• [WORK TO BE COMPLETED] Transcribe the material word for word, but without the images.

***

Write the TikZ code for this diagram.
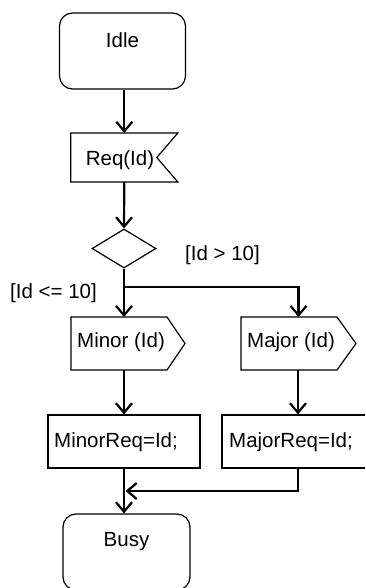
\documentclass[tikz,border=0pt]{standalone}
\usepackage{fontspec}
\setmainfont{Liberation Sans}
\usetikzlibrary{arrows.meta,calc,shapes.geometric}

\tikzset{
  box/.style={draw=none, inner sep=0pt, outer sep=0pt},
  outline/.style={draw=black, line width=1.2pt, line join=miter},
  statebox/.style={draw=black, line width=1.2pt, rounded corners=13pt, inner sep=0pt},
  txt/.style={inner sep=0pt, font=\fontsize{20.5}{24}\selectfont},
  flow/.style={line width=2.2pt, -{Straight Barb[length=9.5pt,width=16pt]}},
  wire/.style={line width=2.2pt},
}

\begin{document}
\begin{tikzpicture}[x=1pt, y=-1pt]
  \useasboundingbox (0,0) rectangle (365,588);
  \clip (0,0) rectangle (365,588);

  % states
  \node[statebox, minimum width=126pt, minimum height=76pt] (idle) at (122.5,51) {};
  \node[txt] (idletxt) at (122.5,40) {Idle};
  \node[statebox, minimum width=127pt, minimum height=76pt] (busy) at (126.5,552) {};
  \node[txt] (busytxt) at (126.5,542) {Busy};

  % input signal with notch on the right
  \node[box, minimum width=107pt, minimum height=49pt] (req) at (124.3,157.5) {};
  \draw[outline] (req.north west) -- (req.north east) -- ($(req.east)+(-21,0)$)
    -- (req.south east) -- (req.south west) -- cycle;
  \node[txt] (reqtxt) at (120,160) {Req(Id)};

  % decision
  \node[draw=black, line width=1.2pt, shape=diamond, inner sep=0pt,
        minimum width=64pt, minimum height=39pt, shape aspect=1.64] (dec) at (124,248.5) {};
  \node[txt, anchor=west] (gthi) at (185,255) {[Id > 10]};
  \node[txt, anchor=west] (gtlo) at (10,293) {[Id <= 10]};

  % output signals
  \node[box, minimum width=114pt, minimum height=53pt] (minor) at (128,343.5) {};
  \draw[outline] (minor.north west) -- ($(minor.north east)+(-18,0)$) -- (minor.east)
    -- ($(minor.south east)+(-18,0)$) -- (minor.south west) -- cycle;
  \node[txt, anchor=west] (minortxt) at (77,342) {Minor (Id)};

  \node[box, minimum width=115pt, minimum height=53pt] (major) at (298.5,343.5) {};
  \draw[outline] (major.north west) -- ($(major.north east)+(-19,0)$) -- (major.east)
    -- ($(major.south east)+(-19,0)$) -- (major.south west) -- cycle;
  \node[txt, anchor=west] (majortxt) at (247,342) {Major (Id)};

  % tasks
  \node[draw=black, line width=1.2pt, inner sep=0pt, minimum width=152pt, minimum height=53pt] (minorreq) at (124,441.5) {};
  \node[txt, anchor=west] (minorreqtxt) at (54,442) {MinorReq=Id;};
  \node[draw=black, line width=1.2pt, inner sep=0pt, minimum width=152pt, minimum height=53pt] (majorreq) at (298,441.5) {};
  \node[txt, anchor=west] (majorreqtxt) at (229,442) {MajorReq=Id;};

  % junction points
  \coordinate (split) at (124,287);
  \coordinate (merge) at (125.5,491);

  % connectors
  \draw[flow] (idle.south -| req.north) -- (req.north);
  \draw[flow] (req.south) -- (dec.north);
  \draw[flow] (dec.south) -- (dec.south |- minor.north);
  \draw[flow] (split) -| (major.north);
  \draw[flow] (minor.south -| minorreq.north) -- (minorreq.north);
  \draw[flow] (major.south -| majorreq.north) -- (majorreq.north);
  \draw[flow] (minorreq.south) -- (minorreq.south |- busy.north);
  \draw[flow] (majorreq.south) |- (merge);
\end{tikzpicture}
\end{document}
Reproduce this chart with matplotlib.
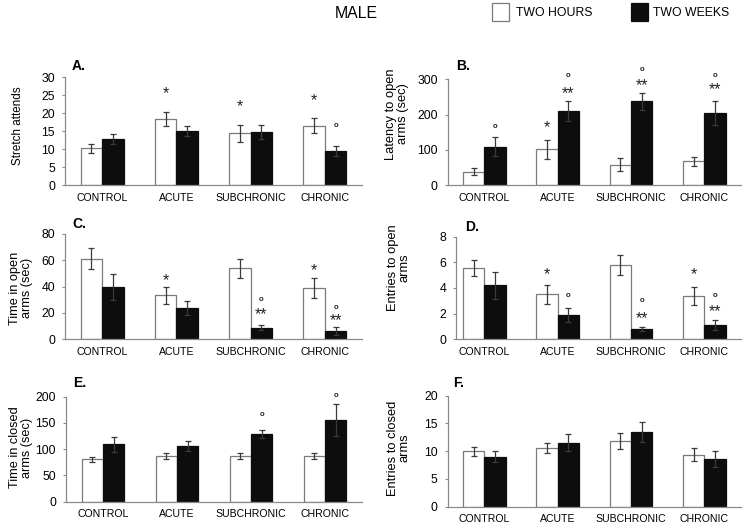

***

• [RESULT]
Write the TikZ code for this diagram.
\documentclass[tikz,border=0pt]{standalone}
\usepackage{fontspec}
\setmainfont{Liberation Sans}
\usetikzlibrary{arrows.meta,calc,shapes.geometric}

\tikzset{
  box/.style={draw=none, inner sep=0pt, outer sep=0pt},
  outline/.style={draw=black, line width=1.2pt, line join=miter},
  statebox/.style={draw=black, line width=1.2pt, rounded corners=13pt, inner sep=0pt},
  txt/.style={inner sep=0pt, font=\fontsize{20.5}{24}\selectfont},
  flow/.style={line width=2.2pt, -{Straight Barb[length=9.5pt,width=16pt]}},
  wire/.style={line width=2.2pt},
}

\begin{document}
\begin{tikzpicture}[x=1pt, y=-1pt]
  \useasboundingbox (0,0) rectangle (365,588);
  \clip (0,0) rectangle (365,588);

  % states
  \node[statebox, minimum width=126pt, minimum height=76pt] (idle) at (122.5,51) {};
  \node[txt] (idletxt) at (122.5,40) {Idle};
  \node[statebox, minimum width=127pt, minimum height=76pt] (busy) at (126.5,552) {};
  \node[txt] (busytxt) at (126.5,542) {Busy};

  % input signal with notch on the right
  \node[box, minimum width=107pt, minimum height=49pt] (req) at (124.3,157.5) {};
  \draw[outline] (req.north west) -- (req.north east) -- ($(req.east)+(-21,0)$)
    -- (req.south east) -- (req.south west) -- cycle;
  \node[txt] (reqtxt) at (120,160) {Req(Id)};

  % decision
  \node[draw=black, line width=1.2pt, shape=diamond, inner sep=0pt,
        minimum width=64pt, minimum height=39pt, shape aspect=1.64] (dec) at (124,248.5) {};
  \node[txt, anchor=west] (gthi) at (185,255) {[Id > 10]};
  \node[txt, anchor=west] (gtlo) at (10,293) {[Id <= 10]};

  % output signals
  \node[box, minimum width=114pt, minimum height=53pt] (minor) at (128,343.5) {};
  \draw[outline] (minor.north west) -- ($(minor.north east)+(-18,0)$) -- (minor.east)
    -- ($(minor.south east)+(-18,0)$) -- (minor.south west) -- cycle;
  \node[txt, anchor=west] (minortxt) at (77,342) {Minor (Id)};

  \node[box, minimum width=115pt, minimum height=53pt] (major) at (298.5,343.5) {};
  \draw[outline] (major.north west) -- ($(major.north east)+(-19,0)$) -- (major.east)
    -- ($(major.south east)+(-19,0)$) -- (major.south west) -- cycle;
  \node[txt, anchor=west] (majortxt) at (247,342) {Major (Id)};

  % tasks
  \node[draw=black, line width=1.2pt, inner sep=0pt, minimum width=152pt, minimum height=53pt] (minorreq) at (124,441.5) {};
  \node[txt, anchor=west] (minorreqtxt) at (54,442) {MinorReq=Id;};
  \node[draw=black, line width=1.2pt, inner sep=0pt, minimum width=152pt, minimum height=53pt] (majorreq) at (298,441.5) {};
  \node[txt, anchor=west] (majorreqtxt) at (229,442) {MajorReq=Id;};

  % junction points
  \coordinate (split) at (124,287);
  \coordinate (merge) at (125.5,491);

  % connectors
  \draw[flow] (idle.south -| req.north) -- (req.north);
  \draw[flow] (req.south) -- (dec.north);
  \draw[flow] (dec.south) -- (dec.south |- minor.north);
  \draw[flow] (split) -| (major.north);
  \draw[flow] (minor.south -| minorreq.north) -- (minorreq.north);
  \draw[flow] (major.south -| majorreq.north) -- (majorreq.north);
  \draw[flow] (minorreq.south) -- (minorreq.south |- busy.north);
  \draw[flow] (majorreq.south) |- (merge);
\end{tikzpicture}
\end{document}
Reproduce this chart with matplotlib.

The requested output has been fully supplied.